TASK DIRECTIONS |
Leave out any pictures and transcribe all other data below exactly.

+++ DATA SHOWN

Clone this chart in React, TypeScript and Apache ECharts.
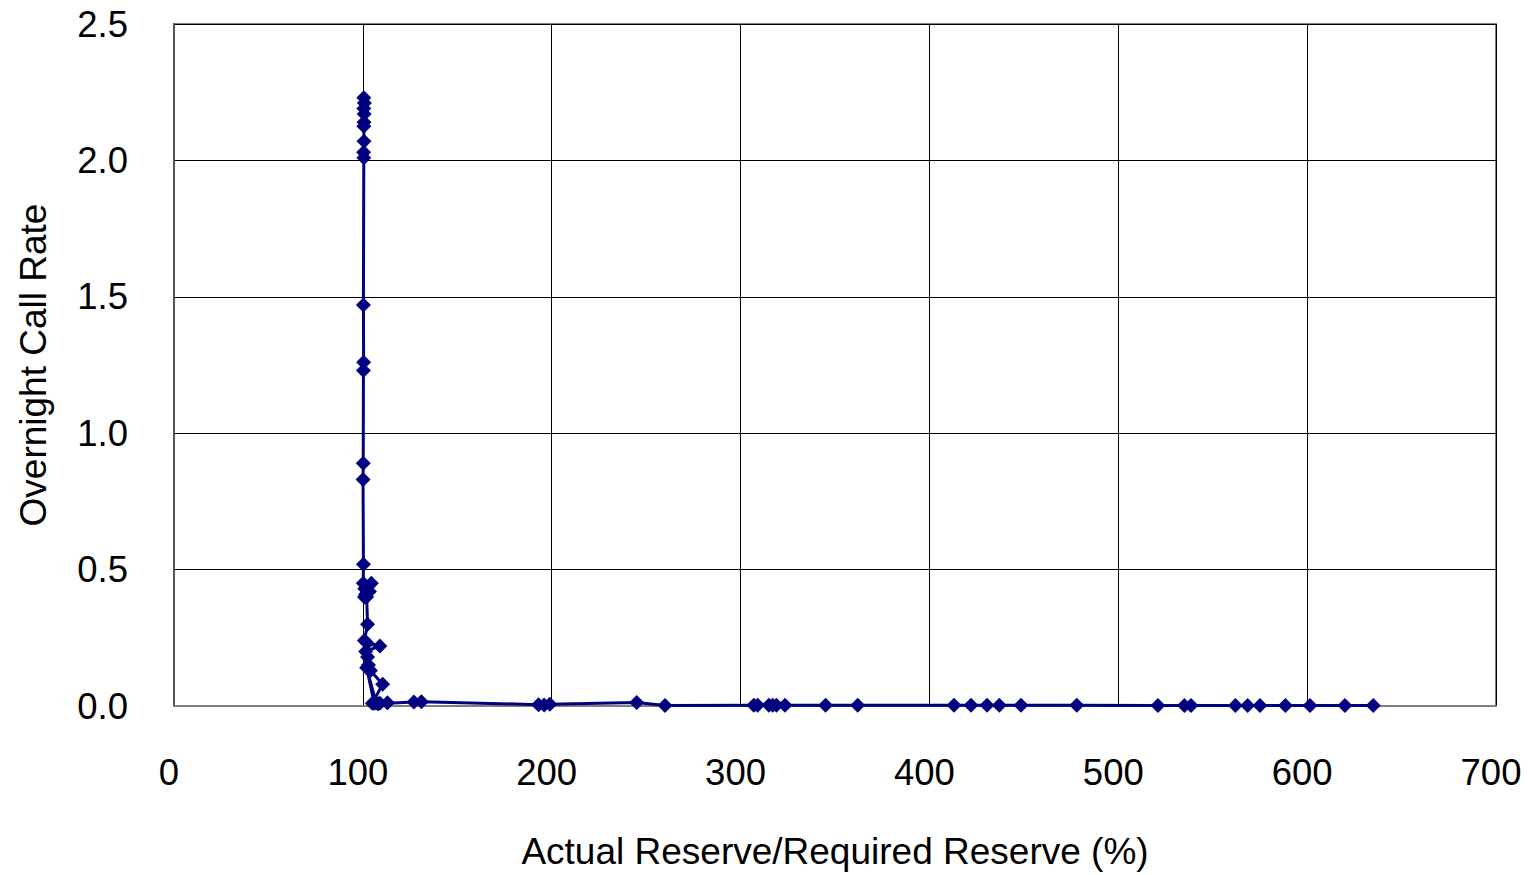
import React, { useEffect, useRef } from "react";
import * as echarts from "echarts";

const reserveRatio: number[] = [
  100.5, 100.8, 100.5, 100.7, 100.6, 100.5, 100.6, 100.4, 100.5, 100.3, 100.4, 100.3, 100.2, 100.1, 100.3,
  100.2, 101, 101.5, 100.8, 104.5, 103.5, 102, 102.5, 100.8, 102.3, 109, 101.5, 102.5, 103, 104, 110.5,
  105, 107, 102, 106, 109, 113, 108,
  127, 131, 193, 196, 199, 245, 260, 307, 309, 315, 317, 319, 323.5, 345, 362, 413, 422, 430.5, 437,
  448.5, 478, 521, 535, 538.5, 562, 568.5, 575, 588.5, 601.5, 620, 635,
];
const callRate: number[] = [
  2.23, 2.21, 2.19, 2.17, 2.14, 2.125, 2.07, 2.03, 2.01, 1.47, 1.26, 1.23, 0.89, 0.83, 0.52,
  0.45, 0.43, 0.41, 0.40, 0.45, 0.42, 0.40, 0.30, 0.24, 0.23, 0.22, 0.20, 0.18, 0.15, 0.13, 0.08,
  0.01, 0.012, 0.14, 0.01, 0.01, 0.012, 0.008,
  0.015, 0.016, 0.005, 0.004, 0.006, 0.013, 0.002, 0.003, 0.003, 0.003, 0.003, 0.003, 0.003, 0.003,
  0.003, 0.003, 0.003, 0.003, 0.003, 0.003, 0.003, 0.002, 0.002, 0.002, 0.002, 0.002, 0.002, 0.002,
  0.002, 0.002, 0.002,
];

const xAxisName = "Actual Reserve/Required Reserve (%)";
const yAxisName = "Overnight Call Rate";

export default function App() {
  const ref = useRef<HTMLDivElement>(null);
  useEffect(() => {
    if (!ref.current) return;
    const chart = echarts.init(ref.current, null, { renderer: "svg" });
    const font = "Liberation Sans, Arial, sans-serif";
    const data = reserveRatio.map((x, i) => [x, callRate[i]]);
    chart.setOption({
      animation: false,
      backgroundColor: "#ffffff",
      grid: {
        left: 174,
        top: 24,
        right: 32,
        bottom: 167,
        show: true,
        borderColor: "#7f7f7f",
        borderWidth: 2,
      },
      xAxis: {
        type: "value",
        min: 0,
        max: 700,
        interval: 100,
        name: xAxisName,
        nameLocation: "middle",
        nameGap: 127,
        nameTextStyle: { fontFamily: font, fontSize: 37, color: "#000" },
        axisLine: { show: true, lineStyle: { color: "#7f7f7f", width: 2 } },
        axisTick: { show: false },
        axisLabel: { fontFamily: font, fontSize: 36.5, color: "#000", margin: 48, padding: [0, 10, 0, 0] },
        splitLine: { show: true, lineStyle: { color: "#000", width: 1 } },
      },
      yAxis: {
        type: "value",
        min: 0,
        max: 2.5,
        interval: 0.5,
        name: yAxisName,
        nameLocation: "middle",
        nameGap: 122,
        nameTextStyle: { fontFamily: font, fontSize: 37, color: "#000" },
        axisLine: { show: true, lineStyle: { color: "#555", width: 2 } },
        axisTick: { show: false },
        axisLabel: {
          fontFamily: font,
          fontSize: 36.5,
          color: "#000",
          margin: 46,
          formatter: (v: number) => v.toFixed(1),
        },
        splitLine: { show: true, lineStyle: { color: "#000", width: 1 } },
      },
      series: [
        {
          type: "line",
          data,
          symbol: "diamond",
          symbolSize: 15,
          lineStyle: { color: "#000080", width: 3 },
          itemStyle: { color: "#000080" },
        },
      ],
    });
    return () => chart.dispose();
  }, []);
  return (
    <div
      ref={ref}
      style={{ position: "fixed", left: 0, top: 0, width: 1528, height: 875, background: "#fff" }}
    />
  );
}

++++++

ANSWER TO THE EXERCISE |
Clone this chart in React, TypeScript and Apache ECharts.
import React, { useEffect, useRef } from "react";
import * as echarts from "echarts";

const reserveRatio: number[] = [
  100.5, 100.8, 100.5, 100.7, 100.6, 100.5, 100.6, 100.4, 100.5, 100.3, 100.4, 100.3, 100.2, 100.1, 100.3,
  100.2, 101, 101.5, 100.8, 104.5, 103.5, 102, 102.5, 100.8, 102.3, 109, 101.5, 102.5, 103, 104, 110.5,
  105, 107, 102, 106, 109, 113, 108,
  127, 131, 193, 196, 199, 245, 260, 307, 309, 315, 317, 319, 323.5, 345, 362, 413, 422, 430.5, 437,
  448.5, 478, 521, 535, 538.5, 562, 568.5, 575, 588.5, 601.5, 620, 635,
];
const callRate: number[] = [
  2.23, 2.21, 2.19, 2.17, 2.14, 2.125, 2.07, 2.03, 2.01, 1.47, 1.26, 1.23, 0.89, 0.83, 0.52,
  0.45, 0.43, 0.41, 0.40, 0.45, 0.42, 0.40, 0.30, 0.24, 0.23, 0.22, 0.20, 0.18, 0.15, 0.13, 0.08,
  0.01, 0.012, 0.14, 0.01, 0.01, 0.012, 0.008,
  0.015, 0.016, 0.005, 0.004, 0.006, 0.013, 0.002, 0.003, 0.003, 0.003, 0.003, 0.003, 0.003, 0.003,
  0.003, 0.003, 0.003, 0.003, 0.003, 0.003, 0.003, 0.002, 0.002, 0.002, 0.002, 0.002, 0.002, 0.002,
  0.002, 0.002, 0.002,
];

const xAxisName = "Actual Reserve/Required Reserve (%)";
const yAxisName = "Overnight Call Rate";

export default function App() {
  const ref = useRef<HTMLDivElement>(null);
  useEffect(() => {
    if (!ref.current) return;
    const chart = echarts.init(ref.current, null, { renderer: "svg" });
    const font = "Liberation Sans, Arial, sans-serif";
    const data = reserveRatio.map((x, i) => [x, callRate[i]]);
    chart.setOption({
      animation: false,
      backgroundColor: "#ffffff",
      grid: {
        left: 174,
        top: 24,
        right: 32,
        bottom: 167,
        show: true,
        borderColor: "#7f7f7f",
        borderWidth: 2,
      },
      xAxis: {
        type: "value",
        min: 0,
        max: 700,
        interval: 100,
        name: xAxisName,
        nameLocation: "middle",
        nameGap: 127,
        nameTextStyle: { fontFamily: font, fontSize: 37, color: "#000" },
        axisLine: { show: true, lineStyle: { color: "#7f7f7f", width: 2 } },
        axisTick: { show: false },
        axisLabel: { fontFamily: font, fontSize: 36.5, color: "#000", margin: 48, padding: [0, 10, 0, 0] },
        splitLine: { show: true, lineStyle: { color: "#000", width: 1 } },
      },
      yAxis: {
        type: "value",
        min: 0,
        max: 2.5,
        interval: 0.5,
        name: yAxisName,
        nameLocation: "middle",
        nameGap: 122,
        nameTextStyle: { fontFamily: font, fontSize: 37, color: "#000" },
        axisLine: { show: true, lineStyle: { color: "#555", width: 2 } },
        axisTick: { show: false },
        axisLabel: {
          fontFamily: font,
          fontSize: 36.5,
          color: "#000",
          margin: 46,
          formatter: (v: number) => v.toFixed(1),
        },
        splitLine: { show: true, lineStyle: { color: "#000", width: 1 } },
      },
      series: [
        {
          type: "line",
          data,
          symbol: "diamond",
          symbolSize: 15,
          lineStyle: { color: "#000080", width: 3 },
          itemStyle: { color: "#000080" },
        },
      ],
    });
    return () => chart.dispose();
  }, []);
  return (
    <div
      ref={ref}
      style={{ position: "fixed", left: 0, top: 0, width: 1528, height: 875, background: "#fff" }}
    />
  );
}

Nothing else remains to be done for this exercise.